### Record extracts ###
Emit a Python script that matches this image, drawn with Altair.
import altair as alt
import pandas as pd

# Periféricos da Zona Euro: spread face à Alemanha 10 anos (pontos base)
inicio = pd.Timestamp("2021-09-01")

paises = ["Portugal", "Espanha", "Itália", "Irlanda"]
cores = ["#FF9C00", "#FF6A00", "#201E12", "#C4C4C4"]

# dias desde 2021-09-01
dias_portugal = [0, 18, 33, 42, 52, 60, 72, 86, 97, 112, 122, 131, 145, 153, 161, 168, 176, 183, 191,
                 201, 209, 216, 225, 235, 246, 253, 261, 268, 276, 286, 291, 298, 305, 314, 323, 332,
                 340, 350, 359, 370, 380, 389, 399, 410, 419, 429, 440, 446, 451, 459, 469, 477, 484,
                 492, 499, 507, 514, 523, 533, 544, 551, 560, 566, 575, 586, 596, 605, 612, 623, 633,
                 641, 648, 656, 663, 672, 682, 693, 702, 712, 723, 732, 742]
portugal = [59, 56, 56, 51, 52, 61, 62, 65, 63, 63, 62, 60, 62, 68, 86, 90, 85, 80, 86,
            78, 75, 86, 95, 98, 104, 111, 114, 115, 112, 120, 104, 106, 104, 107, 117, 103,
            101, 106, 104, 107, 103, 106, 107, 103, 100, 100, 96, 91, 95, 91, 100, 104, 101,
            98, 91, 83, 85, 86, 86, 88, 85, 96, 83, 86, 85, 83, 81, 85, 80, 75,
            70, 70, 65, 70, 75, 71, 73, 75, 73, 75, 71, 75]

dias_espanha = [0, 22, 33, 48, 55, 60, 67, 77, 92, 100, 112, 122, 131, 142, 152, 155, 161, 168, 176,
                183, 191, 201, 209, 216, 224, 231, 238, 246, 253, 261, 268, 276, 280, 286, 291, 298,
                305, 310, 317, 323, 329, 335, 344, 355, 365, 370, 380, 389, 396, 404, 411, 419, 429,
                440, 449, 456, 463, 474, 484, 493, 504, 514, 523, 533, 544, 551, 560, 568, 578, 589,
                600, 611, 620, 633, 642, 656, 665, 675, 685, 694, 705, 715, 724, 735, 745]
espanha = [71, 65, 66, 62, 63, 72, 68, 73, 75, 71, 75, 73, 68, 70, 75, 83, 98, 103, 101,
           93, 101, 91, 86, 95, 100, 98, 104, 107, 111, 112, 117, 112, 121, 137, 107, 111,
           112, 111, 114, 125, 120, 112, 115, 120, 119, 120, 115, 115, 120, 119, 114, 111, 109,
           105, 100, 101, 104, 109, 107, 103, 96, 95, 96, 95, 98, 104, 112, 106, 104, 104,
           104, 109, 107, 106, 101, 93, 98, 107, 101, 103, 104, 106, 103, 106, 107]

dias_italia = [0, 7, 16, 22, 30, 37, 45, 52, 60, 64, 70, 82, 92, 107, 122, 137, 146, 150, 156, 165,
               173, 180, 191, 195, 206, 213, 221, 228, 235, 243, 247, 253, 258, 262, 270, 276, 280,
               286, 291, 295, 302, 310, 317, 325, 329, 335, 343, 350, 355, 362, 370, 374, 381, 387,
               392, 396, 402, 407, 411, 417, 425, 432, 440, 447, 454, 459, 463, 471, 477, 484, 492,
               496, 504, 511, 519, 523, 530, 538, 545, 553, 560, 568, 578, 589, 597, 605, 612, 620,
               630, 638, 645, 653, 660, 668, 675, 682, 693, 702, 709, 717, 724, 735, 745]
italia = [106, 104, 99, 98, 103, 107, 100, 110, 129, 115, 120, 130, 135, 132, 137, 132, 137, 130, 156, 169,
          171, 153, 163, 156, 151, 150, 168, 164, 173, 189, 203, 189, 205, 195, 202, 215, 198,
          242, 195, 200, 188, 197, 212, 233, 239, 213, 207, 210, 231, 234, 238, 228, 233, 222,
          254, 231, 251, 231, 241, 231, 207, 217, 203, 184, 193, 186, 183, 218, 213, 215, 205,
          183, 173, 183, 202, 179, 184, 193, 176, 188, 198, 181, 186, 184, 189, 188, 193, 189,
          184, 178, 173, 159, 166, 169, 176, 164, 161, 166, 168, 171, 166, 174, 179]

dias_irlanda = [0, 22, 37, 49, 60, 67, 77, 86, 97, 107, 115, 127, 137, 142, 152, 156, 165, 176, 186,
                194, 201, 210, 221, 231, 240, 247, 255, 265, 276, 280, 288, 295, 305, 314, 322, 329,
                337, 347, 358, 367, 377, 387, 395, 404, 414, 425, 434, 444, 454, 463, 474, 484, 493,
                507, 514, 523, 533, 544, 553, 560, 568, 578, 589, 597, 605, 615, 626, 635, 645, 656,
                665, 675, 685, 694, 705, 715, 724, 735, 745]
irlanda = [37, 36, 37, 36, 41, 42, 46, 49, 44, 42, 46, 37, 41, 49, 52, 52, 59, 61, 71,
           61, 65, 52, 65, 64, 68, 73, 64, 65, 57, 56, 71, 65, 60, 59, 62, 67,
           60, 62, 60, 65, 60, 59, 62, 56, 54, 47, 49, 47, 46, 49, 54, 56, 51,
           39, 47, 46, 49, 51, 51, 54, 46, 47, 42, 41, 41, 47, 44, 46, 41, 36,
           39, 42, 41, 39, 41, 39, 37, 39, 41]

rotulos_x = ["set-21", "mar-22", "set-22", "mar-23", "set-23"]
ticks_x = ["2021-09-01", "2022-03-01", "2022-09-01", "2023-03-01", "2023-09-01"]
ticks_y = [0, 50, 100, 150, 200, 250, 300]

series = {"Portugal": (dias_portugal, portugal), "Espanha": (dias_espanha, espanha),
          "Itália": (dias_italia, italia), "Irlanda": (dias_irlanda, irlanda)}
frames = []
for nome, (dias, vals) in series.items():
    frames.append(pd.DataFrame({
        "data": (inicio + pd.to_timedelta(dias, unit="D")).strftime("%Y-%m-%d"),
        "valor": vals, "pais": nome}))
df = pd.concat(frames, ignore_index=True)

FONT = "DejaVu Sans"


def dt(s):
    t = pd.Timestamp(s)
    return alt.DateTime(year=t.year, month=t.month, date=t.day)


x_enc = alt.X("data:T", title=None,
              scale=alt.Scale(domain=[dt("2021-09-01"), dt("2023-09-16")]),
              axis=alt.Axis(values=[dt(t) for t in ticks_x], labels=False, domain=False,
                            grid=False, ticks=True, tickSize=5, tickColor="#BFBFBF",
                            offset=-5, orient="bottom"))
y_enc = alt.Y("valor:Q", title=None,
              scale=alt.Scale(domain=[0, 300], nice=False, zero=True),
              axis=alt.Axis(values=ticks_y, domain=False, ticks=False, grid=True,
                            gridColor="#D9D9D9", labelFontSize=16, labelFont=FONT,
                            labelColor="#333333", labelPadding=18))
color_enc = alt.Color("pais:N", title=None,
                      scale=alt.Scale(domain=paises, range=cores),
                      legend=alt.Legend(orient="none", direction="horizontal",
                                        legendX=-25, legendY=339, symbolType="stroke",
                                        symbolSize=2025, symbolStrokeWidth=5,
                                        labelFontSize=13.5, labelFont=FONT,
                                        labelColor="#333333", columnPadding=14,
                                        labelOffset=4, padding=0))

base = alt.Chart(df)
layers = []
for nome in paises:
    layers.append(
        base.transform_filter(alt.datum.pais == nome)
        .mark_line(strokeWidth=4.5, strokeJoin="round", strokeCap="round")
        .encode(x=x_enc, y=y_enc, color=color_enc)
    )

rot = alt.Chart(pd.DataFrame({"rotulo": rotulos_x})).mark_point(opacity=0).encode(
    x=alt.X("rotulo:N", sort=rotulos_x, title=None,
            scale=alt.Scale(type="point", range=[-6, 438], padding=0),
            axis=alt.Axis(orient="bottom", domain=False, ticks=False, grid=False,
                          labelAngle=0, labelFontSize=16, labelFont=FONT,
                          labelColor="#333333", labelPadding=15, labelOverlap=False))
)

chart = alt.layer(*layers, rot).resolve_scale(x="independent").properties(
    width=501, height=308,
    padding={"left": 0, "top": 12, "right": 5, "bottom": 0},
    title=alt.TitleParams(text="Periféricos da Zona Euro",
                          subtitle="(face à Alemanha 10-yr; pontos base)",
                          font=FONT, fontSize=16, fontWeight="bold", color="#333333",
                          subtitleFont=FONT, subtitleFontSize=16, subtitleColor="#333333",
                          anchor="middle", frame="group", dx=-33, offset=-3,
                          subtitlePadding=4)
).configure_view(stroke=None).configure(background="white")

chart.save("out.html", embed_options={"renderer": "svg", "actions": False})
###
### Record extracts ###
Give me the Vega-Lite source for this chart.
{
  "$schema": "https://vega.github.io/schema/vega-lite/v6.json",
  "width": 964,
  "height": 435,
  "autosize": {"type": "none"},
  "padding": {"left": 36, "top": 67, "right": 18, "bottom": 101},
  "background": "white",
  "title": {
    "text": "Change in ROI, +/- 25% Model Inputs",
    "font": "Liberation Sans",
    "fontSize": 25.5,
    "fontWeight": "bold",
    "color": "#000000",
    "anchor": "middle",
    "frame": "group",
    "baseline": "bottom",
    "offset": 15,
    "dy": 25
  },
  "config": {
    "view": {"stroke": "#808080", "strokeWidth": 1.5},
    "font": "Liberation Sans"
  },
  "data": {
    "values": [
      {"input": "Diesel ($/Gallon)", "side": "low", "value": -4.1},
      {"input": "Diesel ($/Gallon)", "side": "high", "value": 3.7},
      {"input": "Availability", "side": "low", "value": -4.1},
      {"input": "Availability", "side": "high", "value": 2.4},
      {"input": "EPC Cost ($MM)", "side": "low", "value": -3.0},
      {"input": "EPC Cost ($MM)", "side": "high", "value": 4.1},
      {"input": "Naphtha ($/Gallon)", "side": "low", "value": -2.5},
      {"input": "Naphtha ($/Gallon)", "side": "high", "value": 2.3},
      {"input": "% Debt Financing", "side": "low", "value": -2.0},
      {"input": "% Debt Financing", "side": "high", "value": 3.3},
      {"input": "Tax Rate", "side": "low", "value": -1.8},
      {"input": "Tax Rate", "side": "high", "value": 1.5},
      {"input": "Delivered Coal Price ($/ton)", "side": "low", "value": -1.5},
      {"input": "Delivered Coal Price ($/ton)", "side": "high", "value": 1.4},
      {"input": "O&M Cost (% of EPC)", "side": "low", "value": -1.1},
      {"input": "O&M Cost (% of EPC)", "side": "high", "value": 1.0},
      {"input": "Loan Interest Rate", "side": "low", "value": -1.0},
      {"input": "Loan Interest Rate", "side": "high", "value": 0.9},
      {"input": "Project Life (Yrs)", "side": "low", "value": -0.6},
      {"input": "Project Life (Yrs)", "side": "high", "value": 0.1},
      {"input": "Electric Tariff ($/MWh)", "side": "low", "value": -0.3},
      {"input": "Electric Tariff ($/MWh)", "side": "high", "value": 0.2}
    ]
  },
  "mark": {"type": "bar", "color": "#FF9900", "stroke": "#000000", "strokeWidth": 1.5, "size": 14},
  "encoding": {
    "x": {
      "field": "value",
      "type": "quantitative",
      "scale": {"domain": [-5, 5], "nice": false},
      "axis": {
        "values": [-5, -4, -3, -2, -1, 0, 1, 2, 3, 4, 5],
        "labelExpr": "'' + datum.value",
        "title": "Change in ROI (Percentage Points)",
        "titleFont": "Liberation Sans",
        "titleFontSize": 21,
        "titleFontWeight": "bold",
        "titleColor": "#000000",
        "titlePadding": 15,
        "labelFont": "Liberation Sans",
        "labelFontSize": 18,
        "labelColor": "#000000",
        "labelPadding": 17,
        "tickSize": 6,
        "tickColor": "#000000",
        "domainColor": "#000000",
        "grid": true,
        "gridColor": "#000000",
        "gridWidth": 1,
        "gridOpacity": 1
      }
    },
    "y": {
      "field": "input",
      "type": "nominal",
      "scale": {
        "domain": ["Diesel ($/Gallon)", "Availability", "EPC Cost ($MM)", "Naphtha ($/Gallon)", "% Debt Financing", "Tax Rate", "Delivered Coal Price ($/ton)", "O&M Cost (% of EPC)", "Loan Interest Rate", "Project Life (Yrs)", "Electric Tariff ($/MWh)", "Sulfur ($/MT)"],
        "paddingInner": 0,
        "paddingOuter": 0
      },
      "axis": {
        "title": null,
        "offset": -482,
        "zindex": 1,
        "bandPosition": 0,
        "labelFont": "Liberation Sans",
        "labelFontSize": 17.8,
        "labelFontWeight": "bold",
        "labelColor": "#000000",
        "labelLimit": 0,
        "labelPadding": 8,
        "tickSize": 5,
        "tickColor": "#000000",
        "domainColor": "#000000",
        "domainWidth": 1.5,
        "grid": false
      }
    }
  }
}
###
### Record extracts ###
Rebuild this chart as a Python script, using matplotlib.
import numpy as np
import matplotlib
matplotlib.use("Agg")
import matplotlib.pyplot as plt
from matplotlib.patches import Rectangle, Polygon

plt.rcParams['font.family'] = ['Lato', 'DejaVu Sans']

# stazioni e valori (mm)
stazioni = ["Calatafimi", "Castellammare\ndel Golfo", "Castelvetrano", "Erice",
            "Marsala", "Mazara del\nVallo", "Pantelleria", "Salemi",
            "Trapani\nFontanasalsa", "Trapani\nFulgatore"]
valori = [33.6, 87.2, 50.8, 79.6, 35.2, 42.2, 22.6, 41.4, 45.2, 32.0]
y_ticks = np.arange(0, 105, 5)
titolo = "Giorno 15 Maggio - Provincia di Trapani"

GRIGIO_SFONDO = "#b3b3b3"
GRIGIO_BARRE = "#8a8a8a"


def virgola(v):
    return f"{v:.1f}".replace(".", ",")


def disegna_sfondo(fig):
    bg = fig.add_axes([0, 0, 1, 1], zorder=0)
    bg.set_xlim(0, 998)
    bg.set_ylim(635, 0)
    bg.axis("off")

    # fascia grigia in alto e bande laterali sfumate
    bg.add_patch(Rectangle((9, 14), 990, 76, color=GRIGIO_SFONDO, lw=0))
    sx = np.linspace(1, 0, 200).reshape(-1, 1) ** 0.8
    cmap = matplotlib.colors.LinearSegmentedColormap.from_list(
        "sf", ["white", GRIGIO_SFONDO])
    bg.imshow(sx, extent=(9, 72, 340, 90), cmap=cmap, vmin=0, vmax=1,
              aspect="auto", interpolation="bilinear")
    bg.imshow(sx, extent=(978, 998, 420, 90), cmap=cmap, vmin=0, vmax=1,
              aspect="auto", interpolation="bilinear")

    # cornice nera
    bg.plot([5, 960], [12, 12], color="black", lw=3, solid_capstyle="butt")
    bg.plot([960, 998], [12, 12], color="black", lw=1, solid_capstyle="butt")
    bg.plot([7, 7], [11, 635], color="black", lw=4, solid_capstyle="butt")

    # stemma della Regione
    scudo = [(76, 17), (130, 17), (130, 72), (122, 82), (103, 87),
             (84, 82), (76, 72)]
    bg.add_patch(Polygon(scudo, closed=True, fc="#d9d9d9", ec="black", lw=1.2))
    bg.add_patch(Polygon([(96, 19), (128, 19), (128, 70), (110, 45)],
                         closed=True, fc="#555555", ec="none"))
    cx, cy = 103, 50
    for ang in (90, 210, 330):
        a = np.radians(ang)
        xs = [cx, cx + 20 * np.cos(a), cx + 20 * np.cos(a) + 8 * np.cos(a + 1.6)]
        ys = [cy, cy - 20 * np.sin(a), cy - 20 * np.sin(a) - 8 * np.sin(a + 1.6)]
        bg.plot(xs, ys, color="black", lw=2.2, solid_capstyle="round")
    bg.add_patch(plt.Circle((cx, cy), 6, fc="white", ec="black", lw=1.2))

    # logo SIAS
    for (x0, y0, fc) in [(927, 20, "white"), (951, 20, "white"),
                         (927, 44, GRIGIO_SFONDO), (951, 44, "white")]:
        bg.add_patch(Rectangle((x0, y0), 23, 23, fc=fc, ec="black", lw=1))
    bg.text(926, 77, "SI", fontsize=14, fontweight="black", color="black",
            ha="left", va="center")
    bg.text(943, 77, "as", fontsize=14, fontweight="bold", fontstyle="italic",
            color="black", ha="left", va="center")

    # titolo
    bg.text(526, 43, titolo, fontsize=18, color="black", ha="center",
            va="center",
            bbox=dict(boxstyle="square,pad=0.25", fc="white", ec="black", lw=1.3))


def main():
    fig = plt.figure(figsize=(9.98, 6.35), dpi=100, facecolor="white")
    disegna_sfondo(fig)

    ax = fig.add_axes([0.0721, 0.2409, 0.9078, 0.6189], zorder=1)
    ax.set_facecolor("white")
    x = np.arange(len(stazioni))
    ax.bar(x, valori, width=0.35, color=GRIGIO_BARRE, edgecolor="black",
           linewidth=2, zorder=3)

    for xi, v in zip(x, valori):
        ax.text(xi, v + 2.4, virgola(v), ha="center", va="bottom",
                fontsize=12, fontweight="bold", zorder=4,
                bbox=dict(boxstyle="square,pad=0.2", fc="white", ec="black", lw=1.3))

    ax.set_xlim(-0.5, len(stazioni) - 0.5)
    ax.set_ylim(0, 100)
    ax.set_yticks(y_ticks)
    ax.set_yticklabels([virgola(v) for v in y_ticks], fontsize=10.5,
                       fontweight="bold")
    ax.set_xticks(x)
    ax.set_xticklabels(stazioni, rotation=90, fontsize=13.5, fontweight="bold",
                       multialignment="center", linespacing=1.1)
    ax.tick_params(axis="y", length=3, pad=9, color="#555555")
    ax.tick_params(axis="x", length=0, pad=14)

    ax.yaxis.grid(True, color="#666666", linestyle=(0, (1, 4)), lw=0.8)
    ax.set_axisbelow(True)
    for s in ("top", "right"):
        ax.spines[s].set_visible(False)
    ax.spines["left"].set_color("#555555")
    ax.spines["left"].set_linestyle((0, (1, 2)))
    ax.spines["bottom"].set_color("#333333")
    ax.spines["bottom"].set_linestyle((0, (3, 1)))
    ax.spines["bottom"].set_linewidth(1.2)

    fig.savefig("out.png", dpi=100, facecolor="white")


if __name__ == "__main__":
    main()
###
What you will do> Check each line in the listing above for the string "matplotlib", then report how many lines contain it, with no other text.

Solution to the problem> 6